A few minutes ago, during the usual horrible Thursday NFL game, I watched the commercial for "Mafia III", and was shocked. After the trio disbanded in 1963, they later had some reunion concerts and recordings in the 70s and 80s. One of their gigs was to record "Everybody Wants to Go to Heaven" by Charles Larson as part of a songwriting competition.
Somehow the producers of "Mafia III" found the tape, and sampled out Lou Gottlieb's phrasing of the tagline, "but nobody, aaah nobody wants to die". Gottlieb died in 1996, way too soon.
The idea is to make "Nobody Wants to Die" available for download, though details are still being worked out.

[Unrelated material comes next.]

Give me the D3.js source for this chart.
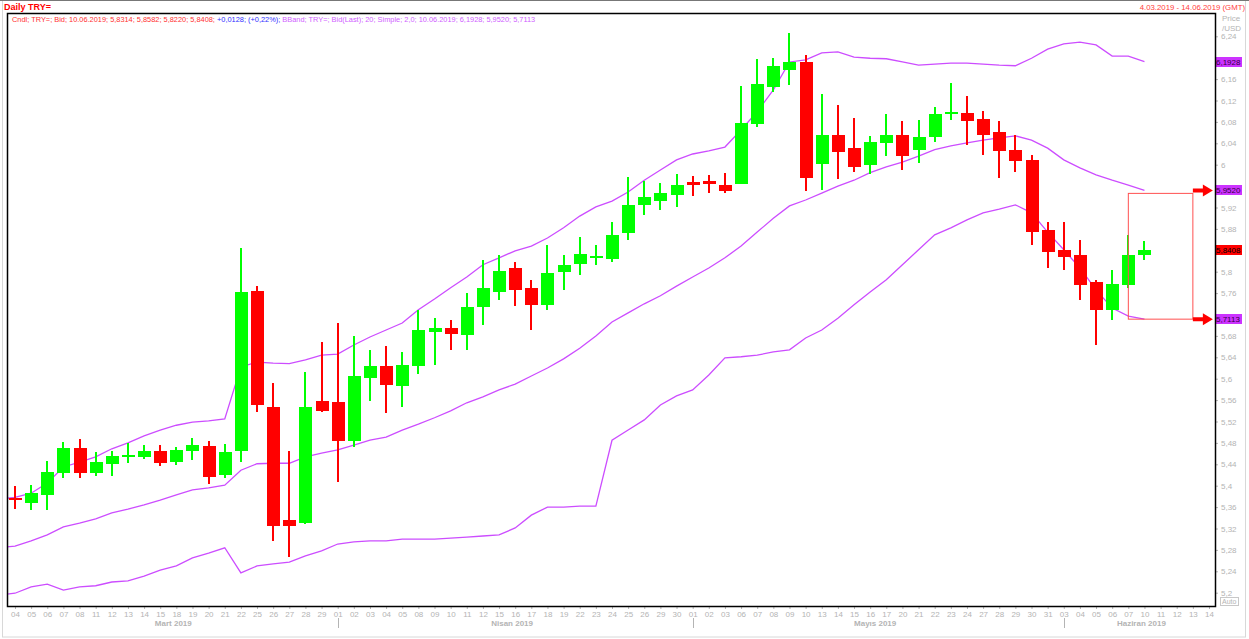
<!DOCTYPE html>
<html lang="en">
<head>
<meta charset="UTF-8">
<title>TRY= daily candles with Bollinger bands</title>
<script src="https://d3js.org/d3.v7.min.js"></script>
<style>
  body { margin: 0; background: #fff; }
  svg text { font-family: "Liberation Sans", Arial, sans-serif; }
  .axis text { fill: #b4b4b4; font-size: 8px; }
  .axis line, .axis path { stroke: #b4b4b4; }
  .month { fill: #b4b4b4; font-size: 8px; font-weight: bold; }
</style>
</head>
<body>
<div id="chart"></div>
<script>
// trading days shown on the axis (last candle is 10.06)
var dates = ["2019-03-04","2019-03-05","2019-03-06","2019-03-07","2019-03-08","2019-03-11","2019-03-12","2019-03-13","2019-03-14","2019-03-15",
  "2019-03-18","2019-03-19","2019-03-20","2019-03-21","2019-03-22","2019-03-25","2019-03-26","2019-03-27","2019-03-28","2019-03-29",
  "2019-04-01","2019-04-02","2019-04-03","2019-04-04","2019-04-05","2019-04-08","2019-04-09","2019-04-10","2019-04-11","2019-04-12",
  "2019-04-15","2019-04-16","2019-04-17","2019-04-18","2019-04-19","2019-04-22","2019-04-23","2019-04-24","2019-04-25","2019-04-26",
  "2019-04-29","2019-04-30","2019-05-01","2019-05-02","2019-05-03","2019-05-06","2019-05-07","2019-05-08","2019-05-09","2019-05-10",
  "2019-05-13","2019-05-14","2019-05-15","2019-05-16","2019-05-17","2019-05-20","2019-05-21","2019-05-22","2019-05-23","2019-05-24",
  "2019-05-27","2019-05-28","2019-05-29","2019-05-30","2019-05-31","2019-06-03","2019-06-04","2019-06-05","2019-06-06","2019-06-07",
  "2019-06-10","2019-06-11","2019-06-12","2019-06-13","2019-06-14"];

var months = ["Mart 2019","Nisan 2019","Mayıs 2019","Haziran 2019"];

var opens  = [5.375,5.368,5.383,5.424,5.470,5.424,5.441,5.453,5.454,5.465,5.445,5.465,5.474,5.420,5.464,5.764,5.547,5.336,5.331,5.558,
  5.556,5.484,5.602,5.624,5.586,5.624,5.687,5.695,5.682,5.734,5.762,5.807,5.769,5.738,5.799,5.815,5.824,5.823,5.872,5.924,
  5.932,5.943,5.967,5.969,5.962,5.963,6.076,6.146,6.177,6.192,6.002,6.055,6.031,6.000,6.041,6.055,6.028,6.051,6.0935,6.0966,
  6.085,6.0605,6.027,6.008,5.878,5.841,5.831,5.781,5.728,5.775,5.8314];
var highs  = [5.399,5.401,5.446,5.482,5.487,5.463,5.465,5.479,5.476,5.476,5.472,5.489,5.484,5.478,5.844,5.773,5.592,5.465,5.613,5.669,
  5.704,5.680,5.654,5.661,5.650,5.728,5.713,5.710,5.760,5.822,5.831,5.818,5.784,5.850,5.831,5.865,5.850,5.893,5.977,5.969,
  5.966,5.983,5.978,5.980,5.985,6.147,6.197,6.199,6.246,6.205,6.132,6.1115,6.087,6.054,6.094,6.082,6.084,6.108,6.153,6.128,
  6.100,6.082,6.055,6.018,5.893,5.893,5.859,5.784,5.803,5.868,5.8582];
var lows   = [5.357,5.355,5.355,5.415,5.415,5.418,5.419,5.442,5.450,5.437,5.439,5.448,5.403,5.415,5.445,5.538,5.297,5.267,5.329,5.538,
  5.407,5.472,5.558,5.536,5.547,5.609,5.626,5.654,5.654,5.700,5.747,5.735,5.691,5.728,5.766,5.794,5.812,5.818,5.859,5.906,
  5.915,5.921,5.942,5.947,5.947,5.963,6.070,6.135,6.149,5.950,5.953,5.974,5.987,5.983,6.017,5.991,6.004,6.043,6.084,6.036,
  6.019,5.976,5.987,5.850,5.807,5.803,5.747,5.663,5.710,5.770,5.8220];
var closes = [5.373,5.387,5.426,5.471,5.424,5.444,5.455,5.456,5.465,5.443,5.467,5.476,5.417,5.463,5.762,5.550,5.325,5.325,5.547,5.540,
  5.484,5.605,5.624,5.588,5.626,5.691,5.695,5.684,5.734,5.769,5.801,5.766,5.738,5.798,5.812,5.833,5.827,5.868,5.924,5.939,
  5.947,5.962,5.962,5.964,5.951,6.0785,6.151,6.184,6.192,5.976,6.055,6.024,5.996,6.042,6.055,6.017,6.052,6.094,6.0966,6.082,
  6.056,6.026,6.0075,5.874,5.837,5.827,5.775,5.728,5.777,5.831,5.8408];

// Bollinger band (20; 2,0) - first value belongs to 01.03, one day before the axis starts
var bandUpper = [5.375,5.378,5.386,5.405,5.435,5.444,5.454,5.469,5.480,5.493,5.504,5.513,5.519,5.521,5.525,5.622,5.631,5.629,5.628,5.635,5.644,
  5.646,5.663,5.678,5.691,5.704,5.729,5.749,5.770,5.790,5.813,5.826,5.839,5.848,5.863,5.882,5.904,5.921,5.932,5.949,5.971,
  5.990,6.009,6.020,6.026,6.033,6.065,6.099,6.140,6.192,6.196,6.209,6.211,6.201,6.199,6.198,6.192,6.186,6.188,6.190,6.190,
  6.188,6.186,6.185,6.199,6.216,6.226,6.229,6.224,6.203,6.203,6.1928];
var bandMid = [5.284,5.287,5.297,5.308,5.323,5.330,5.338,5.349,5.356,5.364,5.373,5.383,5.392,5.396,5.401,5.429,5.441,5.442,5.442,5.454,5.461,
  5.467,5.476,5.485,5.491,5.504,5.515,5.527,5.540,5.555,5.566,5.579,5.590,5.605,5.620,5.637,5.657,5.680,5.706,5.723,5.740,
  5.755,5.773,5.790,5.807,5.826,5.848,5.874,5.900,5.923,5.934,5.947,5.960,5.971,5.985,5.996,6.005,6.016,6.028,6.035,6.041,
  6.046,6.050,6.054,6.046,6.031,6.009,5.994,5.981,5.971,5.962,5.9520];
var bandLower = [5.196,5.199,5.211,5.216,5.205,5.211,5.213,5.220,5.222,5.231,5.242,5.250,5.265,5.274,5.284,5.237,5.250,5.254,5.257,5.269,5.278,
  5.291,5.295,5.297,5.297,5.300,5.300,5.300,5.302,5.304,5.306,5.308,5.321,5.345,5.360,5.360,5.362,5.362,5.485,5.504,5.523,
  5.551,5.568,5.579,5.607,5.639,5.641,5.644,5.650,5.654,5.676,5.691,5.713,5.738,5.762,5.785,5.813,5.841,5.869,5.882,5.897,
  5.910,5.917,5.925,5.910,5.874,5.841,5.807,5.766,5.732,5.717,5.7113];

var yTicks = [5.2,5.24,5.28,5.32,5.36,5.4,5.44,5.48,5.52,5.56,5.6,5.64,5.68,5.72,5.76,5.8,5.84,5.88,5.92,5.96,6,6.04,6.08,6.12,6.16,6.2,6.24];

// header texts
var title = "Daily TRY=";
var range = "4.03.2019 - 14.06.2019 (GMT)";
var legendCndl = "Cndl; TRY=; Bid;  10.06.2019; 5,8314; 5,8582; 5,8220; 5,8408; ";
var legendChg = "+0,0128; (+0,22%); ";
var legendBand = "BBand; TRY=; Bid(Last);  20; Simple; 2,0;  10.06.2019; 6,1928; 5,9520; 5,7113";

var w = 1249, h = 639;
var plotLeft = 7, plotTop = 13, plotRight = 1215, plotBottom = 606;
var green = "#00ff00", red = "#ff0000", band = "#cc4dff";

var comma = function(v) { return String(v).replace(".", ","); };

var svg = d3.select("#chart").append("svg")
    .attr("width", w)
    .attr("height", h);

var x = d3.scaleLinear()
    .domain([0, dates.length - 1])
    .range([15, 1209]);
var y = d3.scaleLinear()
    .domain([5.2, 6.24])
    .range([592.7, 36.3]);

// outer frame
svg.append("rect")
    .attr("x", 2.5).attr("y", 0.5)
    .attr("width", 1243).attr("height", 636.5)
    .attr("fill", "none").attr("stroke", "#d8d8d8");
svg.append("line")
    .attr("x1", 0).attr("x2", w).attr("y1", 0.5).attr("y2", 0.5)
    .attr("stroke", "#777");

svg.append("text")
    .attr("x", 4).attr("y", 10)
    .attr("fill", red).style("font-size", "9px").style("font-weight", "bold")
    .text(title);
svg.append("text")
    .attr("x", 1245).attr("y", 10)
    .attr("text-anchor", "end")
    .attr("fill", "#ff4040").style("font-size", "7.8px")
    .text(range);

svg.append("clipPath")
    .attr("id", "plot-area")
    .append("rect")
    .attr("x", plotLeft).attr("y", plotTop)
    .attr("width", plotRight - plotLeft).attr("height", plotBottom - plotTop);

var plot = svg.append("g").attr("clip-path", "url(#plot-area)");

// bands
var bandLine = d3.line()
    .x(function(d, i) { return x(i - 1); })
    .y(function(d) { return y(d); });
[bandUpper, bandMid, bandLower].forEach(function(s) {
  plot.append("path")
      .datum(s)
      .attr("d", bandLine)
      .attr("fill", "none")
      .attr("stroke", band)
      .attr("stroke-width", 1.3);
});

// candles
var candles = plot.selectAll("g.candle")
    .data(closes)
    .enter().append("g")
    .attr("class", "candle")
    .attr("fill", function(d, i) { return d >= opens[i] ? green : red; })
    .attr("shape-rendering", "crispEdges");
candles.append("rect")
    .attr("x", function(d, i) { return Math.round(x(i)) - 1; })
    .attr("width", 2)
    .attr("y", function(d, i) { return y(highs[i]); })
    .attr("height", function(d, i) { return y(lows[i]) - y(highs[i]); });
candles.append("rect")
    .attr("x", function(d, i) { return Math.round(x(i)) - 6; })
    .attr("width", 13)
    .attr("y", function(d, i) { return Math.min(y(opens[i]), y(d)) - (Math.abs(y(opens[i]) - y(d)) < 2 ? 1 : 0); })
    .attr("height", function(d, i) { return Math.max(2, Math.abs(y(opens[i]) - y(d))); });

// projection box from the last candle to the band targets
var last = closes.length - 1;
var tipUp = bandMid[bandMid.length - 1], tipDown = bandLower[bandLower.length - 1];
plot.append("rect")
    .attr("x", x(last - 1)).attr("y", y(tipUp) + 3)
    .attr("width", x(last + 3) - x(last - 1))
    .attr("height", y(tipDown) - y(tipUp) - 3)
    .attr("fill", "none").attr("stroke", "#ff5050").attr("stroke-width", 1);
[tipUp, tipDown].forEach(function(v) {
  var ax = x(last + 3), ay = y(v);
  plot.append("path")
      .attr("d", "M" + ax + "," + (ay - 2) + "H" + (ax + 10) + "V" + (ay - 6) + "L" + (ax + 20) + "," + ay +
                 "L" + (ax + 10) + "," + (ay + 6) + "V" + (ay + 2) + "H" + ax + "Z")
      .attr("fill", red);
});

// legend line inside the plot
var legend = svg.append("text")
    .attr("x", 12).attr("y", 22)
    .style("font-size", "7.4px");
legend.append("tspan").attr("fill", "#ff3030").text(legendCndl);
legend.append("tspan").attr("fill", "#3030ff").text(legendChg);
legend.append("tspan").attr("fill", "#d060ff").text(legendBand);

// price tags on the right axis
var tags = [
  {v: bandUpper[bandUpper.length - 1], bg: "#cc33ff", fg: "#330044"},
  {v: bandMid[bandMid.length - 1], bg: "#cc33ff", fg: "#330044"},
  {v: closes[last], bg: red, fg: "#000"},
  {v: bandLower[bandLower.length - 1], bg: "#cc33ff", fg: "#330044"}
];

// axes
svg.append("g")
    .attr("class", "axis")
    .attr("transform", "translate(0," + plotBottom + ")")
    .call(d3.axisBottom(x)
      .tickValues(d3.range(dates.length))
      .tickFormat(function(i) { return dates[i].slice(8); })
      .tickSize(3).tickPadding(2))
    .call(function(g) { g.select(".domain").remove(); });

// tick labels that sit under a price tag are hidden, as in the original
var yAxis = svg.append("g")
    .attr("class", "axis")
    .attr("transform", "translate(" + plotRight + ",0)")
    .call(d3.axisRight(y)
      .tickValues(yTicks)
      .tickFormat(comma)
      .tickSize(3).tickPadding(3))
    .call(function(g) { g.select(".domain").remove(); });
yAxis.selectAll(".tick text")
    .filter(function(d) { return tags.some(function(t) { return Math.abs(y(t.v) - y(d)) < 10; }); })
    .remove();

// month names and separators
var monthStarts = [];
dates.forEach(function(d, i) { if (i === 0 || d.slice(5, 7) !== dates[i - 1].slice(5, 7)) monthStarts.push(i); });
monthStarts.forEach(function(s, k) {
  var e = k < monthStarts.length - 1 ? monthStarts[k + 1] - 1 : dates.length - 1;
  svg.append("text")
      .attr("class", "month")
      .attr("x", x((s + e) / 2) + 5).attr("y", 626)
      .attr("text-anchor", "middle")
      .text(months[k]);
  if (k > 0) {
    svg.append("line")
        .attr("x1", Math.round(x(s)) + 0.5).attr("x2", Math.round(x(s)) + 0.5)
        .attr("y1", 618).attr("y2", 628)
        .attr("stroke", "#b4b4b4");
  }
});

svg.append("text").attr("x", 1222).attr("y", 21).attr("fill", "#b4b4b4").style("font-size", "8px").text("Price");
svg.append("text").attr("x", 1222).attr("y", 31).attr("fill", "#b4b4b4").style("font-size", "8px").text("/USD");

tags.forEach(function(t) {
  svg.append("rect")
      .attr("x", plotRight).attr("y", Math.round(y(t.v)) - 5)
      .attr("width", 27).attr("height", 10)
      .attr("fill", t.bg);
  svg.append("text")
      .attr("x", plotRight + 1).attr("y", Math.round(y(t.v)) + 3)
      .attr("fill", t.fg).style("font-size", "8px")
      .text(comma(t.v.toFixed(4)));
});

// auto box
svg.append("rect")
    .attr("x", 1220.5).attr("y", 597.5).attr("width", 18).attr("height", 8)
    .attr("fill", "#fff").attr("stroke", "#c8c8c8");
svg.append("text").attr("x", 1222).attr("y", 604).attr("fill", "#b4b4b4").style("font-size", "7px").text("Auto");

// plot border
svg.append("rect")
    .attr("x", plotLeft + 0.5).attr("y", plotTop + 0.5)
    .attr("width", plotRight - plotLeft).attr("height", plotBottom - plotTop)
    .attr("fill", "none").attr("stroke", "#000").attr("stroke-width", 1.5);
</script>
</body>
</html>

That would be so cool. A 70s reunion of a 60s trio doing a songwriting contest winner (sung by an aging Jew, since, of course, the Jewish religion offers neither heaven nor hell) backing a 2016 video game which thinks the song is from the 60s. Only in America could such a confluence of irony happen.
2 comments:
I also happened to hear this song on a commercial and was shocked right out of my prone position on the sofa. It flashed me back to the early 1970s at a club called The Zodiac on the strip in Virginia Beach. My then husband and I spent most weekends listening to our favorite band there. Chuck Larson was Known as Coyote, and there were various incarnations of his group; Coyote and Robbie, Coyote, Robbie, and Mike, Pearl, and Snuff. Everybody Wants to Go to Heaven was one of our favorite originals by Coyote, and we watched him on the American Songwriters Awards when the song was recognized. Wow, what a blast from the past! I still have an old cassette we recorded from the radio when the band performed live on a local station. Lots of great original songs from them on it.
well, a bit of truly obscure karma. I wonder the probability that an obscure, mostly techy, blog would have devotees of an obscure 60s folk trio and an obscure 70 folk singer/writer? perhaps the End Times have arrived.